Quartz is going private, with co-founder and CEO Zach Seward buying the business news site from its current owner Uzabase.

In his post announcing the deal, Seward described the move as a management buyout that will also see Editor in Chief Katherine Bell and the rest of the Quartz staff taking equity in the new company.

"Most of the time, I hope, Quartz’s finances and our corporate parentage are irrelevant, as long as we’re doing our job well," he wrote. "But this is an important moment in the life of our company, and we want to share it with all of you, whose readership and enthusiasm for Quartz have carried us successfully through the past eight years."

Seward suggested that while Uzabase's ownership was "helpful," the company is "better off right now as a startup, freer to chart our own path." And as a startup, it's looking to raise outside funding.

The Wall Street Journal, which broke the news that Uzabase wanted to sell the property, also reported that Uzabase CEO Yusuke Umeda (pictured above) has made a personal loan to support the site.

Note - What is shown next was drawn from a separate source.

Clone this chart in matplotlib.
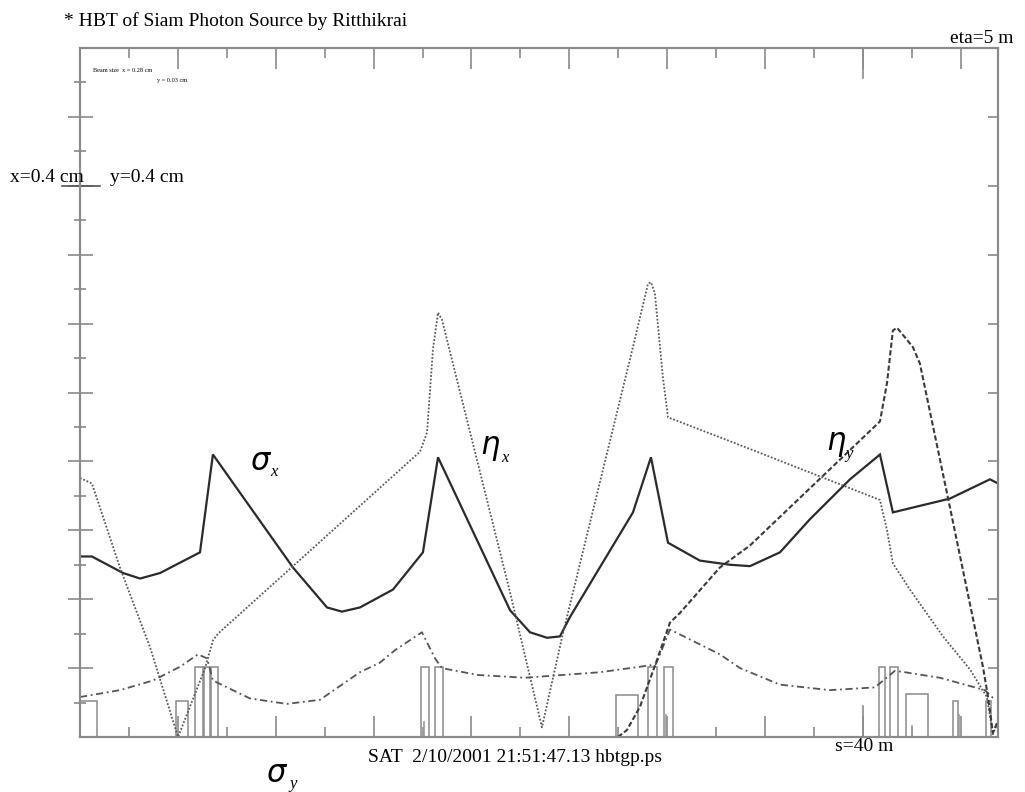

Quartz was founded in 2012 by Atlantic Media, then acquired by Uzabase (a Japanese financial data and media company) for $86 million in 2018.

The company has struggled to make the business side work in recent years, reporting a loss of $18.4 million on revenue of $26.4 million in 2019, and cutting about 80 staff positions earlier this year.

In an assessment of the site's troubles published in June, Digiday's Steven Perlberg noted Quartz has been restructuring around its subscription business, but he suggested that it's been caught in digital media's "mushy middle": "Not quite niche enough to be essential to a small group of readers, but not quite big enough to compete at scale."